The model and author had a strong reaction to a resurfaced video from The Ellen DeGeneres Show in which host Ellen DeGeneres questioned Swift about the men in her life. During the singer's 2012 appearance on the show, DeGeneres introduced a game in which she displayed photos of men Swift had reportedly dated, asking the pop star to ring a bell to officially confirm her relationship with each man. However, Swift looked visibly uncomfortable during the game.
"Stop it, stop it, stop it!" Swift tells DeGeneres in the clip. "This makes me feel so bad about myself. Every time I come up here, you put a different dude up on the screen. It just makes me really question what I stand for as a human being."
Watching more than a decade later, Ratajkowski was similarly turned off.
"This is so f***ed up," the Gone Girl star commented on TikTok in response to the footage, in which a 22-year-old Swift can be heard asking DeGeneres to end the game, which featured famous faces ranging from Zac Efron and John Mayer to Danny DeVito and Justin Timberlake. "She's literally begging her to stop."
The video was stitched to include a more recent video of the Grammy winner speaking to Zane Lowe of Apple Beats about coverage of her love life.
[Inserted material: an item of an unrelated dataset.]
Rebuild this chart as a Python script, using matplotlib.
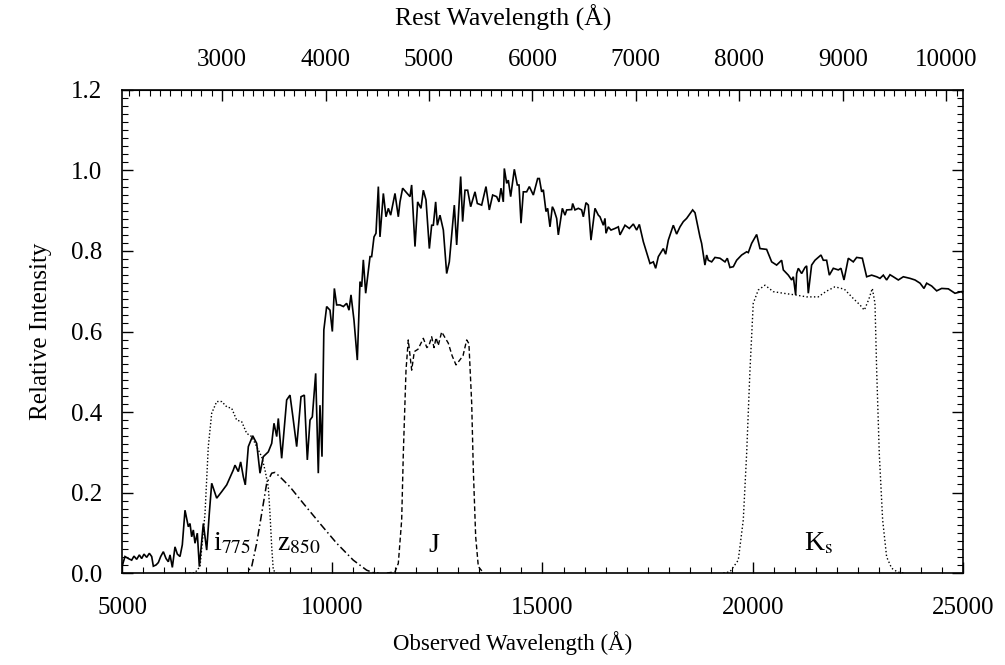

“When I was like 23, people were just kind of reducing me to — kind of making slideshows of my dating life and putting people in there that I’d sat next to at a party once and deciding that my songwriting was like a trick rather than a skill and a craft,” Swift told Lowe, though she didn't specifically name DeGeneres. “It’s a way to take a woman who is doing her job and succeeding at doing her job and making things, and it’s, in a way, it’s figuring out how to completely minimize that skill.”
Ratajkowski, meanwhile, frequently comments on how women are treated in the media on her TikTok page. Back in October, the My Body author took to her TikTok account to criticize the Marilyn Monroe film, Blonde, for "fetishizing female pain."